[Items from a dataset]
'''

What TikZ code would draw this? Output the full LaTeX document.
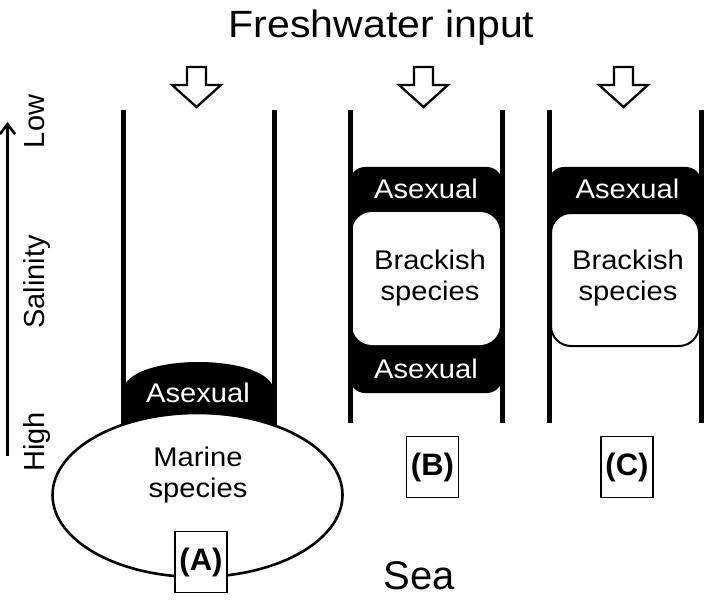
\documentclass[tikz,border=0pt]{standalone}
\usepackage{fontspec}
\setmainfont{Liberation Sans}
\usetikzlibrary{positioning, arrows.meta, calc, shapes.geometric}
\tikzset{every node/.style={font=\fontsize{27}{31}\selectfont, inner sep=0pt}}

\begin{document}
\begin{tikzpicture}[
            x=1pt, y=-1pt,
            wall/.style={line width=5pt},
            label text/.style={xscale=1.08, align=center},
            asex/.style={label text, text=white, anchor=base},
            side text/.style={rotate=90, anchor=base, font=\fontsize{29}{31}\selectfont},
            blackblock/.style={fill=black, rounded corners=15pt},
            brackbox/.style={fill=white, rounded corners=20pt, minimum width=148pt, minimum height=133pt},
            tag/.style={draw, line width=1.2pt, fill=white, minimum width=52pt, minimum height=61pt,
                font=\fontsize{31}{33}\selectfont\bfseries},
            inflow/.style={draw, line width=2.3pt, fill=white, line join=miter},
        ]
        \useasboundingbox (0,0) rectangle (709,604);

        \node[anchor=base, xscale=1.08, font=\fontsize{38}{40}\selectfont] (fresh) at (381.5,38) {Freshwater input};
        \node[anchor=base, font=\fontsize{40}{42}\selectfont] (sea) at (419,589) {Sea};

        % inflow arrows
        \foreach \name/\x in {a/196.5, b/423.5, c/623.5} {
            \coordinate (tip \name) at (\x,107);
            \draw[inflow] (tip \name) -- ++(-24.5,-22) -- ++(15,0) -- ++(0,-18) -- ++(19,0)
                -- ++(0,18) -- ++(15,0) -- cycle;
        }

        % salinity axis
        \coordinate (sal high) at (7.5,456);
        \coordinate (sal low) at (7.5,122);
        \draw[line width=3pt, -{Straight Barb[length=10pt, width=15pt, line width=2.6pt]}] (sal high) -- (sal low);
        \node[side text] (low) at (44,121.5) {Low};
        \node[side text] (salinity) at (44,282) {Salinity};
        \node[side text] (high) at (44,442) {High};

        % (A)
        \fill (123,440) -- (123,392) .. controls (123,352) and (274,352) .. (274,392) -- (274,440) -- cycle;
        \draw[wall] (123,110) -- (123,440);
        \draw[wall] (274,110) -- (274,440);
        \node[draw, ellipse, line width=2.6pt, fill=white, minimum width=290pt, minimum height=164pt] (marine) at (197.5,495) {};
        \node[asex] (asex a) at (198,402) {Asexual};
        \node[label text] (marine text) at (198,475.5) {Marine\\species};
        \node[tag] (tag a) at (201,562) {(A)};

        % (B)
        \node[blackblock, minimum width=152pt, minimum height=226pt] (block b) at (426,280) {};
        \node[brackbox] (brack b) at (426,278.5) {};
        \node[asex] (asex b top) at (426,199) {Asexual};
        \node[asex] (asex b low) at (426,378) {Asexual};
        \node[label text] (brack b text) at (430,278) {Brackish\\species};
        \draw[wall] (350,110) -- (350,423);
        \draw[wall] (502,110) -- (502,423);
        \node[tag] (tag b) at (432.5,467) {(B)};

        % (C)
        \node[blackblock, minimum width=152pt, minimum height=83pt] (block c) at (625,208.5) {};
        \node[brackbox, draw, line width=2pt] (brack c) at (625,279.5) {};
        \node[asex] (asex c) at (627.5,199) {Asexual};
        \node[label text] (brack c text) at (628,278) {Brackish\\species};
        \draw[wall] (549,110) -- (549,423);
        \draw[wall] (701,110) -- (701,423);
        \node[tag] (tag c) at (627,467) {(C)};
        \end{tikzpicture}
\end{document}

'''
'''

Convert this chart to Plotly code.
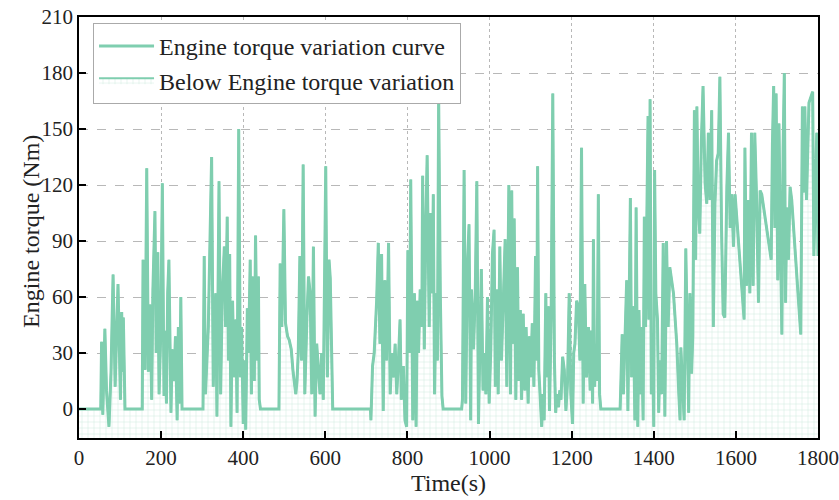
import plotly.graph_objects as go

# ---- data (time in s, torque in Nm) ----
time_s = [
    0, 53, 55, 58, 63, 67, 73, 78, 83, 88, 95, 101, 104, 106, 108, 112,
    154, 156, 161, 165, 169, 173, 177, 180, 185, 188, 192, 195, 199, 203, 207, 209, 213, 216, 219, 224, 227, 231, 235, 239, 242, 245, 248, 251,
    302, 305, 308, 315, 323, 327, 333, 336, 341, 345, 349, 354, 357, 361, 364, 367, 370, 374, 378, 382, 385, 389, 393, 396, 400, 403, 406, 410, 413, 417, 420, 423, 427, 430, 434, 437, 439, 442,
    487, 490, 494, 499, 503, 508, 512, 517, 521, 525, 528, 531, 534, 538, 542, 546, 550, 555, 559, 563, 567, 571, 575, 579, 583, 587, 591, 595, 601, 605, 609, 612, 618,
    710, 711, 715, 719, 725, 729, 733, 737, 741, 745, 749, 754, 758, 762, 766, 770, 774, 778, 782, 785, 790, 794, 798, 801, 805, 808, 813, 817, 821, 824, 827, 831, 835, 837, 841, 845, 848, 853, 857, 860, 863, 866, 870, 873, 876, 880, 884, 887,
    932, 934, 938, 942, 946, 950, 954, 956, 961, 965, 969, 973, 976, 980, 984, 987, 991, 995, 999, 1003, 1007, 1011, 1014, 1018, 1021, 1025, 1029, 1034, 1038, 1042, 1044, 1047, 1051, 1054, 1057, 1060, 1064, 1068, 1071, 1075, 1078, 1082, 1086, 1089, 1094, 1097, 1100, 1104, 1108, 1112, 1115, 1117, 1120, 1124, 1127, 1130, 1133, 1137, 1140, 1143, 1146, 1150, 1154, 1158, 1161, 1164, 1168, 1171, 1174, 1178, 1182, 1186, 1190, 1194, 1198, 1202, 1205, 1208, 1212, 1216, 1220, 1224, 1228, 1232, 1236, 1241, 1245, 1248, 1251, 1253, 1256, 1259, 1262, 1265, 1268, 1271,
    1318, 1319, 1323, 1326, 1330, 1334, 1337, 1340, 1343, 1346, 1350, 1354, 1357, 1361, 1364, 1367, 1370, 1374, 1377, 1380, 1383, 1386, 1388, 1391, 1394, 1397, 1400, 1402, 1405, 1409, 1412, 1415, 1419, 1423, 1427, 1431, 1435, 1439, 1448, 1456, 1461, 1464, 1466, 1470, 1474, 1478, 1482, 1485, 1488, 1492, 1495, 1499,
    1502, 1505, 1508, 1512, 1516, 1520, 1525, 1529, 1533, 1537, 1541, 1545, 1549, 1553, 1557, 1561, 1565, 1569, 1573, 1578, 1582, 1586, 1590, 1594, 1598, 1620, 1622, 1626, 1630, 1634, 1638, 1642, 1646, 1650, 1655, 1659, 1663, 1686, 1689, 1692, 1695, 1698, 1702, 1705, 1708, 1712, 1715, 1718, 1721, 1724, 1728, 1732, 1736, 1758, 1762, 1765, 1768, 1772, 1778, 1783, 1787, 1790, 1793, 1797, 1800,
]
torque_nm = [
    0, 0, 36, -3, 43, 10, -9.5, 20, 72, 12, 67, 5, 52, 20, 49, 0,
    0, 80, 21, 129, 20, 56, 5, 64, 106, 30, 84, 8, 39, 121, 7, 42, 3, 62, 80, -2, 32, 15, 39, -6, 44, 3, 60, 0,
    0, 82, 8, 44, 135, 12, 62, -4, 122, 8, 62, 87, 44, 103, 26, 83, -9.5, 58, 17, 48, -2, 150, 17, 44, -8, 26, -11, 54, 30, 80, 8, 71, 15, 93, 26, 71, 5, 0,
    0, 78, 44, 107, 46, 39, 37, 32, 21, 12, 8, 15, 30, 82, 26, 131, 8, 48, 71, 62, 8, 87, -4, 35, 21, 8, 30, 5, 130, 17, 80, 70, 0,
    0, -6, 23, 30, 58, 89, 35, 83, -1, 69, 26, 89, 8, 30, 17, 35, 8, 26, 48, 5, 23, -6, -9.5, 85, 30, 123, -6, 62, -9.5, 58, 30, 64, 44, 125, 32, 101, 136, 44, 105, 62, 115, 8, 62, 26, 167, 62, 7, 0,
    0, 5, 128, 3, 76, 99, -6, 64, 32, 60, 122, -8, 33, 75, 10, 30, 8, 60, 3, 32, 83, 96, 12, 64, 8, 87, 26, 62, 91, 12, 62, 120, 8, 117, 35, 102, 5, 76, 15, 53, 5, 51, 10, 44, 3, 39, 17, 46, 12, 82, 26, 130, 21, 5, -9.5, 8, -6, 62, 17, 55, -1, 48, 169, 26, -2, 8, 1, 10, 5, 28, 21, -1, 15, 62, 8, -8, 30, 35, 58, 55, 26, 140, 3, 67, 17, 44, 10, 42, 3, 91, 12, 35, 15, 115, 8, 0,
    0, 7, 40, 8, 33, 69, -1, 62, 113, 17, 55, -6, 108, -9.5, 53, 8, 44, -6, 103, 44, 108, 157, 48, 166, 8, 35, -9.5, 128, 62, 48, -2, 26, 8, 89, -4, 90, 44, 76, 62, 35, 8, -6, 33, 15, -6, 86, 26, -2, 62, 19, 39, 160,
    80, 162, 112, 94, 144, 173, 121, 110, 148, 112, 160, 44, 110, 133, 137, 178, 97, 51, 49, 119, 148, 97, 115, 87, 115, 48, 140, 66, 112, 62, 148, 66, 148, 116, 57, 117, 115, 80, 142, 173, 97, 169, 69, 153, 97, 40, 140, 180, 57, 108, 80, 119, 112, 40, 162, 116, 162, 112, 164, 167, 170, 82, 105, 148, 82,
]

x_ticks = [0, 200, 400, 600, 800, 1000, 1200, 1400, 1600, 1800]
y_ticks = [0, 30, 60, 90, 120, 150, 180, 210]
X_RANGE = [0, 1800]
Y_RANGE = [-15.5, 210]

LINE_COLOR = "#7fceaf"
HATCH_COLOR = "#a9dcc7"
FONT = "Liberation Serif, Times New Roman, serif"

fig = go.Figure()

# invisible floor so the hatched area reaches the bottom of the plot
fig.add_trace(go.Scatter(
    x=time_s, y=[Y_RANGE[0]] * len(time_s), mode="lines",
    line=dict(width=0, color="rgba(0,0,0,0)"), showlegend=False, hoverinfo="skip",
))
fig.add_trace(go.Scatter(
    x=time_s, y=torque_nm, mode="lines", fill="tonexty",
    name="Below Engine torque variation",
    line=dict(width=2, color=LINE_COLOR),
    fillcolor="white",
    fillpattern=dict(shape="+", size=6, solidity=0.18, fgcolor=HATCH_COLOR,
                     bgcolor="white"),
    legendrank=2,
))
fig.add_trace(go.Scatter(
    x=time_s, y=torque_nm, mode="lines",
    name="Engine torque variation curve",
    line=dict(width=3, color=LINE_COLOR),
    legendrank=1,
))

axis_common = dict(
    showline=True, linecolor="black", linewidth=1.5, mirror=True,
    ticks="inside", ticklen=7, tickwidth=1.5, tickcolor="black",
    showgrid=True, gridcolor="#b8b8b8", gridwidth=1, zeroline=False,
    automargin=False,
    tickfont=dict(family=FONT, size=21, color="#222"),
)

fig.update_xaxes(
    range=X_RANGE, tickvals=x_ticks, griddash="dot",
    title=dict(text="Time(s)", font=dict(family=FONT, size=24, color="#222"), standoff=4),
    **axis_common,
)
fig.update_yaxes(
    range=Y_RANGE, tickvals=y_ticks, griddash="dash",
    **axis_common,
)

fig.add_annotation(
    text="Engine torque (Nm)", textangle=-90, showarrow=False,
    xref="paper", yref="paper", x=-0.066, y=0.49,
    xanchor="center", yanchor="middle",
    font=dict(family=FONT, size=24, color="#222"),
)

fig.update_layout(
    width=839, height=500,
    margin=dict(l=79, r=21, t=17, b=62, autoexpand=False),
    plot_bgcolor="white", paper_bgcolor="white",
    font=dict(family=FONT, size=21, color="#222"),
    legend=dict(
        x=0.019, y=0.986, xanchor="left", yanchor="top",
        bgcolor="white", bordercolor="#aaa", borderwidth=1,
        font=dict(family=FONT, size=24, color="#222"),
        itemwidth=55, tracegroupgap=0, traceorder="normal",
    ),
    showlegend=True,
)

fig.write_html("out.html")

'''

[REQUIREMENT]
Work out how many lines of the listing above include the word "code". Reply with nothing but the count.

[PROBLEM SOLUTION]
2